To transform a six-year-old New York boutique—a 1,200-square-foot SoHo storefront with dated glass and wrought-iron fixtures and traditional hardwood floors—MAC's vice president of global store design, Régis Péan, devised a bolder and less conventional aesthetic. An array of organic, sculptural forms and skinlike materials were used, explains Péan, to "relate to the body"—starting with a clear, poured-resin floor that gives the sensation of walking on jelly. Specially formulated amber-colored polyurethane countertops, which prove surprisingly supple to the touch, are topped by pewter-tinted display surfaces that have a spongy, almost fleshy feel.

While Péan and his team gave primacy to tactile experience, the space packs a lot of visual punch as well. The pewter display surfaces are furthermore notable for their sculptural presence, created with advanced 3-D animation technology. The sinuous topographies afford customers views of all products—in all hues—on each display island from any point in the store. The freestanding islands, which grant more access to products than would a conventional counter, are entirely modular: Cabinets and hardware-free drawers below can be easily swapped or entire units combined to reconfigure the sales floor. "Customers walk away with an emotional experience because the design engages their senses of both sight and touch," Péan says.

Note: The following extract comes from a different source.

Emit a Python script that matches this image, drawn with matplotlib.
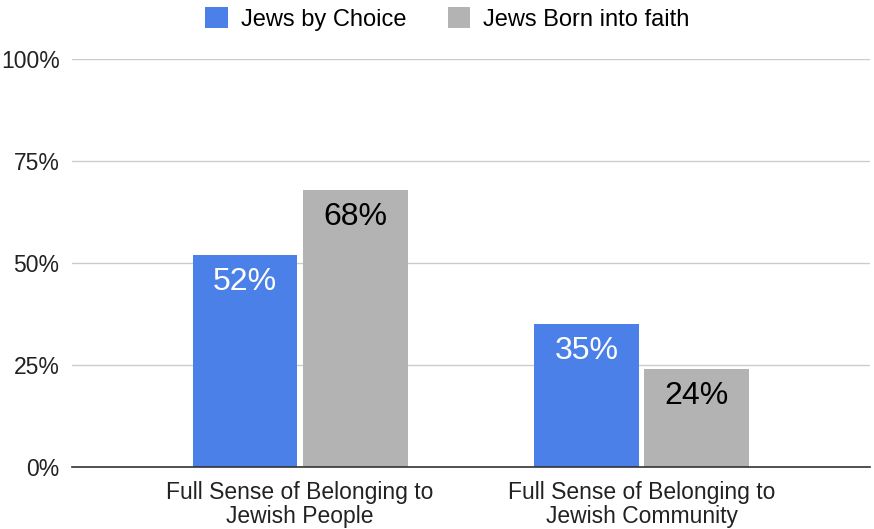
import matplotlib
matplotlib.use("Agg")
import matplotlib.pyplot as plt
import numpy as np

plt.rcParams['font.family'] = ['Liberation Sans', 'DejaVu Sans']

categories = ["Full Sense of Belonging to\nJewish People", "Full Sense of Belonging to\nJewish Community"]
series_names = ["Jews by Choice", "Jews Born into faith"]
choice_vals = [52, 35]
born_vals = [68, 24]
colors = ["#4a80e8", "#b3b3b3"]
label_colors = ["white", "black"]

fig = plt.figure(figsize=(8.74, 5.29), dpi=100)
ax = fig.add_axes([0.0824, 0.1172, 0.9126, 0.7713])

x = np.arange(len(categories))
w = 0.307
off = 0.1615
for vals, name, col, lc, sign in zip([choice_vals, born_vals], series_names, colors, label_colors, [-1, 1]):
    bars = ax.bar(x + sign * off, vals, width=w, color=col, label=name, zorder=2)
    for b, v in zip(bars, vals):
        ax.text(b.get_x() + b.get_width() / 2, v - 3, f"{v}%", ha="center", va="top",
                color=lc, fontsize=23, zorder=3)

ax.set_xlim(-0.668, 1.668)
ax.set_ylim(0, 100)
ax.set_yticks([0, 25, 50, 75, 100])
ax.set_yticklabels(["0%", "25%", "50%", "75%", "100%"], fontsize=16.5, color="#222222")
ax.set_xticks(x)
ax.set_xticklabels(categories, fontsize=16.5, color="#222222", linespacing=1.05)
ax.tick_params(axis="both", length=0)
ax.tick_params(axis="x", pad=10)
ax.tick_params(axis="y", pad=9)
ax.grid(axis="y", color="#cccccc", linewidth=1, zorder=0)
for s in ["top", "right", "left"]:
    ax.spines[s].set_visible(False)
ax.spines["bottom"].set_color("#333333")
ax.spines["bottom"].set_linewidth(1.2)
ax.spines["bottom"].set_zorder(4)

fig.legend(loc="upper center", bbox_to_anchor=(0.512, 1.026), ncol=2, frameon=False,
           fontsize=17, handlelength=0.95, handleheight=0.95, handletextpad=0.55,
           columnspacing=1.75)

fig.savefig("out.png", dpi=100)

Some of his most aesthetically intriguing gestures involve the revealing of inner layers. The rigid lightweight foam used to create the display surfaces can be glimpsed beneath the pewter polyurethane finish. And ribbons of translucent white acrylic peel off the resin floor to expose a subfloor of stainless steel, then twist sideways to wall-off two consulting rooms—a clever design argument that beauty is, after all, more than skin deep.